GDP grew by zero per cent between the latest three months (August to October) and the previous three months (May to July).
The news that the economy has ground to a halt comes on top of earlier information showing annual GDP growth at a ten-year low and the UK languishing at the very bottom of the rich country league table.
That’s the legacy of a decade of Conservative cuts and mismanagement.
The three-monthly comparisons published today are the standard way of looking at the ONS’s new monthly GDP figures.
The actual monthly figures are zero or less for each of the latest three months: with zero growth into October, following falls of 0.2 per cent in August and 0.1 per cent in September.
Underlying headline weakness are falls in manufacturing output (-0.7% over the three months) and construction (-0.3% over the three months), offset by still very weak growth in services (+0.2% over the three months).
With manufacturing showing negative growth in the three months to October and likewise in the three months to July, this amounts to technical recession.

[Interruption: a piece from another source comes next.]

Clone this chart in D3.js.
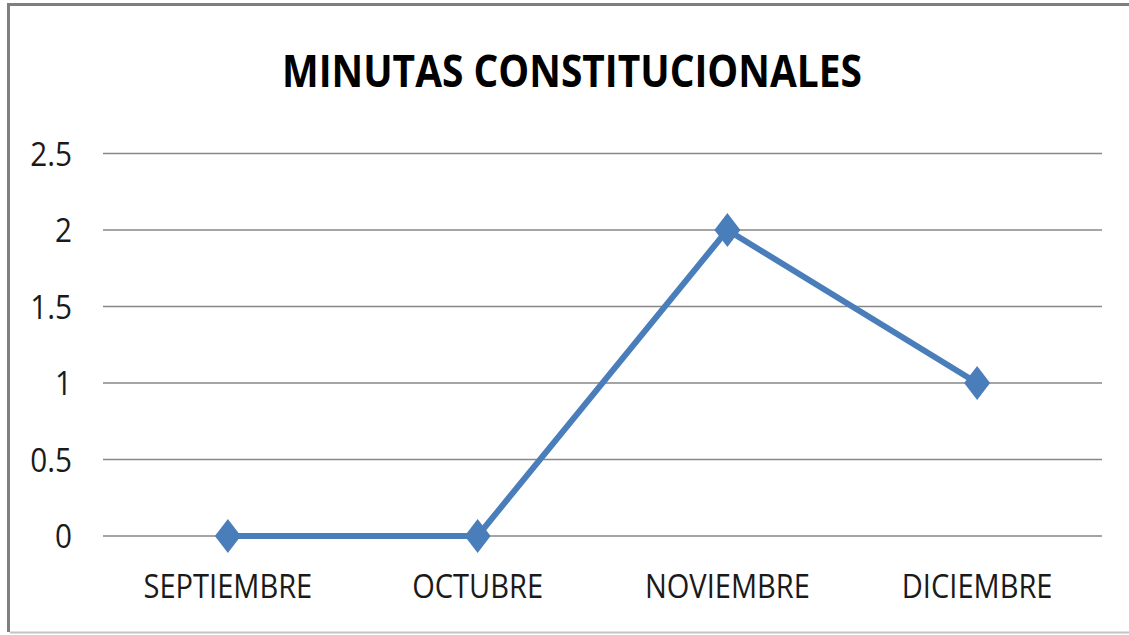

We already knew that the latest quarterly figure for 2019 Q3 showed the weakest four quarter growth (1.0 per cent) since the austerity decade began.
Not only is this the weakest growth in a decade, looking at annual figures (up to 2018), the recovery since the global financial crisis has been the slowest for more than a century.
UK four quarter growth of 1.0 per cent comes 31st of 36 OECD countries.
The OECD average is only 1.6 per cent, with the bigger economies suffering the largest slowdowns.